Part IV – The Golf House Club
Researched and compiled by Graham Johnston
In part 3 we learnt how the Earlsferry and Elie Golf club became established over the Earlsferry course after the hiatus of the litigation with Malcolm and the Grange Estate.
The club was initially comprised of locals who lived in Earlsferry but as the arrival of the Railway opened up the villages to visitors, holiday makers and second home owners (even in 1870s) so the membership became rather more cosmopolitan with many members joining who lived in Edinburgh and Glasgow. It had ceased in many respects to be a local golf club.
At an extraordinary General Meeting in 1872 the then Captain, W.R. Ketchen a local lawyer and banker who lived in the National Bank Building in Bank Street, resigned. There had been some friction between the Earlsferry Town Council and some of the members and it is probable that Ketchen among others thought the club too parochial and too dependent upon the Town Council of Earlsferry who owned the course. Whether his resignation was well signposted or not we do not know but in the background over the next couple of years it emerged that he had created the foundation of a new golf club. At that time Earlsferry and Elie Golf club did not have its own premises – it was not until 1885 or so that George Forrester offered that club accommodation in his house at Georgeville.
It seems that in 1875 Ketchen along with Major General Briggs, gentlemen called Raimes, Orr Paterson, Browning and Dewar had along with Thomas Currie ,the builder and his son John Currie the architect met and formed the new club or rather had come out into the open as having leased from William Baird what was then known as Melon Park (at least the southern portion thereof lying to the north of the house at Williamsburgh). This is the piece of ground lying to the east of the Ferry Road. Baird leased the ground to Rev. William Hillhouse, John Luke, Thomas Currie and W.R. Ketchen. At that stage they were not trustees for Golf House Club but it became pretty clear that there was an intention to build a clubhouse for the GHC on part of the ground of the Melon Park. However it was only the piece of the Melon Park lying north of the houses at Willliamsburgh and a line drawn from the corner of the quarry to the recreation park. In effect this was just what is now the 18th fairway. It was enough however for there to have been established three holes in that area. This is a plan showing the golf course at that point when it was merely 14 holes.
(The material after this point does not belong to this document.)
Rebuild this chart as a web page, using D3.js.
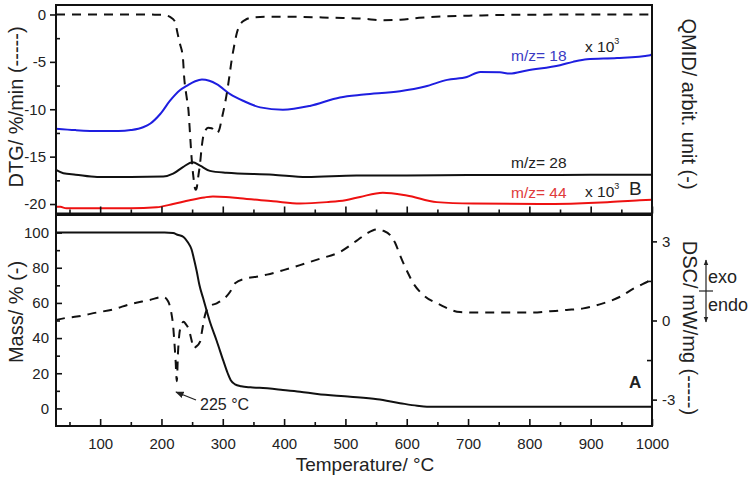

And so it happened that by 1877 the following appeared in the newspapers of the time
Of course the consequence of this, as we said earlier, was that the influence of the Earlsferry Town council and the Earlsferry and Elie Golf Clubs waned. No longer did the Town Council control all that happened on the golfing tract and the Town Council would have to give increasing precedence to the wealthier establishment on the east side of Ferry Road. A lot of the kudos perhaps of the GHC was gained by the pedigree and financial clout of most of its members. Initially it was agreed that the management of the golf course (both east and west of Ferry Road) would be in the hands of a joint committee and indeed George Forrester – an Earlsferry man – was appointed first greenkeeper of the new course.
Whilst Baird only leased the southern part of the Melon Park to Ketchen in 1873 he granted a further lease in 1899 over the area lying to the north of the Melon Park and it was this area that enabled the golf club to expand to 18th holes by 1902 as it is today.
As a result of the second litigation between Earlsferry and Sir Robert Malcolm a lease was taken by Earlsferry town Council over the golfing tract thereby as it were giving golf rather than farming the priority over the area.